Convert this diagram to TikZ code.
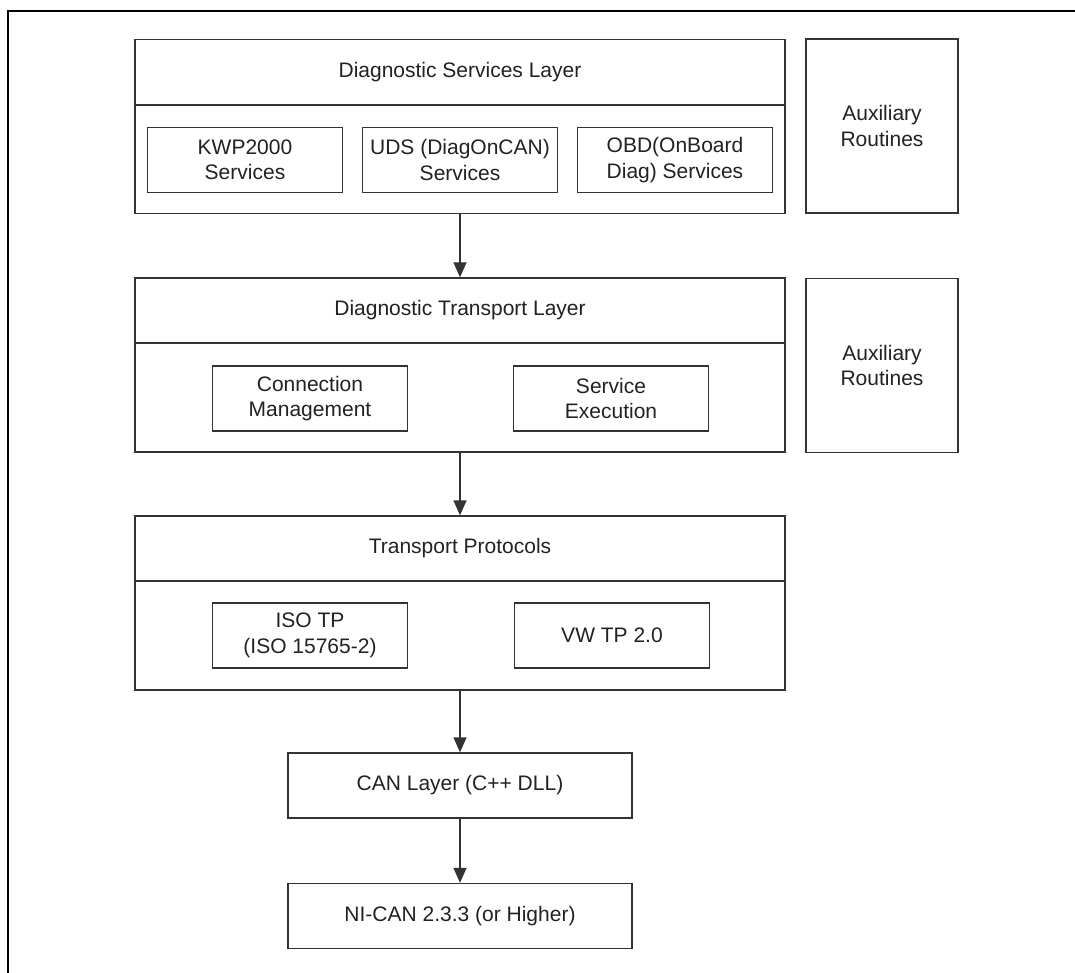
\documentclass[tikz,border=0pt]{standalone}
\usepackage{fontspec}
\setmainfont{Liberation Sans}
\usetikzlibrary{arrows.meta}
\definecolor{linec}{HTML}{333333}
\definecolor{textc}{HTML}{222222}
\begin{document}
\begin{tikzpicture}[x=1pt,y=-1pt,
  every node/.style={text=textc, font=\fontsize{21}{25.5}\selectfont, align=center, inner sep=0pt},
  layerbox/.style={draw=linec, line width=1.3pt, minimum width=650pt, minimum height=174pt},
  subbox/.style={draw=linec, line width=1.3pt, minimum width=195pt, minimum height=65pt},
  auxbox/.style={draw=linec, line width=1.3pt, minimum width=152pt, minimum height=174pt},
  widebox/.style={draw=linec, line width=1.3pt, minimum width=344pt, minimum height=65pt},
  divider/.style={draw=linec, line width=1.3pt},
  flow/.style={draw=linec, line width=1.3pt, -{Triangle[length=15pt,width=13pt]}},
  frame/.style={draw=black, line width=2.4pt}]
\useasboundingbox (0,0) rectangle (1075,973);
\fill[white] (0,0) rectangle (1075,973);
% outer frame
\draw[frame] (1075,11) -- (8,11) -- (8,973);

% Diagnostic Services Layer
\node[layerbox] (dsl) at (460,126.5) {};
\node (dslt) at (460,72.5) {Diagnostic Services Layer};
\draw[divider] (135,105) -- (785,105);
\node[subbox] (kwp) at (245,160) {KWP2000\\Services};
\node[subbox] (uds) at (460,160) {UDS (DiagOnCAN)\\Services};
\node[subbox] (obd) at (675,160) {OBD(OnBoard\\Diag) Services};
\node[auxbox] (aux1) at (882,126) {Auxiliary\\Routines};

% Diagnostic Transport Layer
\node[layerbox] (dtl) at (460,365) {};
\node (dtlt) at (460,310.5) {Diagnostic Transport Layer};
\draw[divider] (135,343) -- (785,343);
\node[subbox] (conn) at (310,398.5) {Connection\\Management};
\node[subbox] (exec) at (611,398.5) {Service\\Execution};
\node[auxbox] (aux2) at (882,365.5) {Auxiliary\\Routines};

% Transport Protocols
\node[layerbox] (tp) at (460,603) {};
\node (tpt) at (460,548.5) {Transport Protocols};
\draw[divider] (135,581) -- (785,581);
\node[subbox] (isotp) at (310,635.5) {ISO TP\\(ISO 15765-2)};
\node[subbox] (vwtp) at (612,635.5) {VW TP 2.0};

% CAN layers
\node[widebox] (can) at (460,785.5) {CAN Layer (C++ DLL)};
\node[widebox] (nican) at (460,916) {NI-CAN 2.3.3 (or Higher)};

% connectors
\draw[flow] (dsl.south) -- (dtl.north);
\draw[flow] (dtl.south) -- (tp.north);
\draw[flow] (tp.south) -- (can.north);
\draw[flow] (can.south) -- (nican.north);
\end{tikzpicture}
\end{document}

**Aim:** Reproduce the material above from its first line through the line containing "(nican) at (460,916)", both ends included, and skip every picture.

**Final answer:**
Convert this diagram to TikZ code.
\documentclass[tikz,border=0pt]{standalone}
\usepackage{fontspec}
\setmainfont{Liberation Sans}
\usetikzlibrary{arrows.meta}
\definecolor{linec}{HTML}{333333}
\definecolor{textc}{HTML}{222222}
\begin{document}
\begin{tikzpicture}[x=1pt,y=-1pt,
  every node/.style={text=textc, font=\fontsize{21}{25.5}\selectfont, align=center, inner sep=0pt},
  layerbox/.style={draw=linec, line width=1.3pt, minimum width=650pt, minimum height=174pt},
  subbox/.style={draw=linec, line width=1.3pt, minimum width=195pt, minimum height=65pt},
  auxbox/.style={draw=linec, line width=1.3pt, minimum width=152pt, minimum height=174pt},
  widebox/.style={draw=linec, line width=1.3pt, minimum width=344pt, minimum height=65pt},
  divider/.style={draw=linec, line width=1.3pt},
  flow/.style={draw=linec, line width=1.3pt, -{Triangle[length=15pt,width=13pt]}},
  frame/.style={draw=black, line width=2.4pt}]
\useasboundingbox (0,0) rectangle (1075,973);
\fill[white] (0,0) rectangle (1075,973);
% outer frame
\draw[frame] (1075,11) -- (8,11) -- (8,973);

% Diagnostic Services Layer
\node[layerbox] (dsl) at (460,126.5) {};
\node (dslt) at (460,72.5) {Diagnostic Services Layer};
\draw[divider] (135,105) -- (785,105);
\node[subbox] (kwp) at (245,160) {KWP2000\\Services};
\node[subbox] (uds) at (460,160) {UDS (DiagOnCAN)\\Services};
\node[subbox] (obd) at (675,160) {OBD(OnBoard\\Diag) Services};
\node[auxbox] (aux1) at (882,126) {Auxiliary\\Routines};

% Diagnostic Transport Layer
\node[layerbox] (dtl) at (460,365) {};
\node (dtlt) at (460,310.5) {Diagnostic Transport Layer};
\draw[divider] (135,343) -- (785,343);
\node[subbox] (conn) at (310,398.5) {Connection\\Management};
\node[subbox] (exec) at (611,398.5) {Service\\Execution};
\node[auxbox] (aux2) at (882,365.5) {Auxiliary\\Routines};

% Transport Protocols
\node[layerbox] (tp) at (460,603) {};
\node (tpt) at (460,548.5) {Transport Protocols};
\draw[divider] (135,581) -- (785,581);
\node[subbox] (isotp) at (310,635.5) {ISO TP\\(ISO 15765-2)};
\node[subbox] (vwtp) at (612,635.5) {VW TP 2.0};

% CAN layers
\node[widebox] (can) at (460,785.5) {CAN Layer (C++ DLL)};
\node[widebox] (nican) at (460,916) {NI-CAN 2.3.3 (or Higher)};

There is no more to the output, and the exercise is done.